African Americans and Islam
African Americans have practiced Islam since their arrival in North America and are an integral part of the world community of Muslims.
Islam has influenced the way many African Americans interpret the world and express their faith in the Unseen. As a spiritual path and way of life, it represents a radical departure from the ideological and theological foundation of Christianity, embraced by the majority of African Americans. While Islam shares with Christianity the fundamental belief in monotheism—the concept of one God—its vibrant material culture reveals a way of life aligned with traditions of the faith established since its inception in 7th century Arabia. The rituals of prayer, for example, and the practices of charity, fasting, and pilgrimage to Mecca have gone largely unchanged over time and place. As the sacred text of Muslims, the Qur’an engenders this sense of historical continuity and unity among Muslims. The text also functions as the fundamental source of ideas and guidance on matters of liberation from all forms of oppression.
For over forty years, the Honorable Elijah Muhammad (1897–1975) led the Nation of Islam (NOI), which served as a spiritual sanctuary and self-help organization for millions of African Americans. Its religious, educational, and economic institutions promoted unity, pride, and moral discipline and helped its members overcome poverty and other social ills. After Elijah Muhammad’s death, many NOI members converted to mainstream Islam and abandoned their belief that God came in the person of Fard Muhammad, the organization’s founder. This belief represents a radical theological departure from the Qur’an as the sacred text of Islam. Other members, led by Minister Louis Farrakhan, continued to follow the teachings of Elijah Muhammad. Today, Minister Farrakhan advances the same social reform ideas and practices as the historic NOI, including its economic and educational programs. NOI members are guided by traditions associated with the Islamic faith as taught by Elijah Muhammad and Minister Farrakhan.

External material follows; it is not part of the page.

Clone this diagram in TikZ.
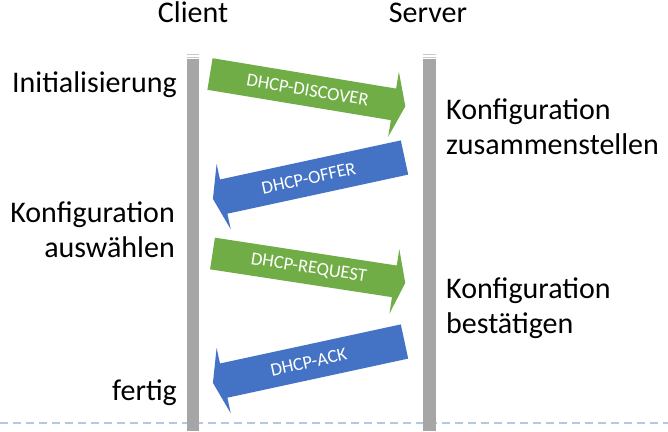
\documentclass[tikz,border=0pt]{standalone}
\usepackage{fontspec}
\setmainfont{Carlito}
\definecolor{msggreen}{HTML}{70AD47}
\definecolor{msgblue}{HTML}{4472C4}
\definecolor{lifeline}{HTML}{A6A6A6}
\definecolor{lifetop}{HTML}{C9C9C9}
\definecolor{sepline}{HTML}{B4C7E7}
\begin{document}
\begin{tikzpicture}[x=1pt,y=-1pt,
  sidetext/.style={font=\fontsize{30}{35}\selectfont, inner sep=0pt},
  lefttext/.style={sidetext, anchor=base east, align=right},
  righttext/.style={sidetext, anchor=base west, align=left},
  msgtext/.style={font=\fontsize{18.5}{20}\selectfont, text=white, inner sep=0pt, transform shape},
  barstyle/.style={fill=lifeline},
  bartop/.style={draw=lifetop, line width=1pt}
]
\fill[white] (0,0) rectangle (668,431);
\useasboundingbox (0,0) rectangle (668,431);

% separator
\draw[sepline, line width=1.5pt, dash pattern=on 8pt off 5pt] (0,423) -- (668,423);

% lifelines
\fill[barstyle] (187,59) rectangle (199,431);
\draw[bartop] (187,54.5) -- (199,54.5) (187,57) -- (199,57);
\fill[barstyle] (423,59) rectangle (436,431);
\draw[bartop] (423,54.5) -- (436,54.5) (423,57) -- (436,57);

% headers
\node[sidetext, anchor=base] (client) at (193,22) {Client};
\node[sidetext, anchor=base] (server) at (428,22) {Server};

% side labels (base anchor = baseline of the last line)
\node[lefttext] (init) at (177,92) {Initialisierung};
\node[lefttext] (select) at (175,257) {Konfiguration\\auswählen};
\node[lefttext] (done) at (177,400) {fertig};
\node[righttext] (compose) at (446,154) {Konfiguration\\zusammenstellen};
\node[righttext] (confirm) at (446,333) {Konfiguration\\bestätigen};

% DHCP-DISCOVER
\begin{scope}[shift={(210,74)}, rotate=-9.4]
  \fill[msggreen] (0,-16) -- (186,-16) -- (186,-33) -- (198,0) -- (186,33) -- (186,16) -- (0,16) -- cycle;
  \node[msgtext] (discover) at (99,0) {DHCP-DISCOVER};
\end{scope}

% DHCP-OFFER
\begin{scope}[shift={(404.5,157.5)}, rotate=12.2]
  \fill[msgblue] (0,-17.5) -- (-185,-17.5) -- (-185,-33.5) -- (-196,0) -- (-185,33.5) -- (-185,17.5) -- (0,17.5) -- cycle;
  \node[msgtext] (offer) at (-98,0) {DHCP-OFFER};
\end{scope}

% DHCP-REQUEST
\begin{scope}[shift={(212.5,253.5)}, rotate=-8.7]
  \fill[msggreen] (0,-16) -- (184,-16) -- (184,-32.6) -- (195,0) -- (184,32.6) -- (184,16) -- (0,16) -- cycle;
  \node[msgtext] (request) at (97.5,0) {DHCP-REQUEST};
\end{scope}

% DHCP-ACK
\begin{scope}[shift={(404.5,341.5)}, rotate=12.2]
  \fill[msgblue] (0,-17.5) -- (-185,-17.5) -- (-185,-33.5) -- (-196,0) -- (-185,33.5) -- (-185,17.5) -- (0,17.5) -- cycle;
  \node[msgtext] (ack) at (-98,0) {DHCP-ACK};
\end{scope}
\end{tikzpicture}
\end{document}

During the 20th century, a growing number of African Americans converted from Christianity to Islam. The largest number of converts were members of the Nation of Islam (est. 1930), of which Muhammad Ali and Malcolm X were prominent members. After the death of leader Elijah Muhammad in 1975, his son Wallace Muhammad led the organization toward a Qur’anic based understanding of Islam, practiced within an American context. Changing his name from Wallace to Warith and assuming the title of Imam, Warith Deen Mohammed (1933–2008) encouraged Muslim communities to study the Qur’an and the traditions of Prophet Muhammad Ibn Abdullah and to participate fully in all major areas of American life. Through public appearances, such as serving as the first Muslim to deliver the invocation in the U.S. Senate, he established a new visibility and identity for Muslim Americans as patriotic citizens and promoted interfaith dialogues and an understanding of Islam nationally and globally.
It’s not the color of the physical body that makes a man a devil … God looks at our minds, our actions, and our deeds. So we have white Muslims, brown Muslims, red Muslims, yellow Muslims, all colors … We now recognize all men as brothers, and we look at them according to their works.
Muhammad Ali, 1976
The presence of African American Muslims in the United States is longstanding. Their history began in the 1500s with colonial expeditions, continued with the arrival of captured Africans in the 1600s, persisted through the Revolutionary War, gave rise to various expressions in the 20th century, and is apparent today. Roughly 20 to 30 percent of the Africans who arrived in North America during slavery were Muslims. They arrived with distinct Islamic beliefs and cultural expressions, and many used their ability to read and write Arabic to form communities, resist slavery, and eventually to earn a living and purchase property. The evolution of new traditions shaped by their cultural experiences during enslavement would ultimately replace a tradition of Islam practiced in West Africa. The number of Muslims in early America dwindled over time, but their letters, diaries, and autobiographies offer an authentic glimpse into their lives.
Yarrow owns a House and lotts and is known by most of the Inhabitants of Georgetown … he professes to be a mahometan [Muslim] and is often seen and heard in the Streets singing Praises to God.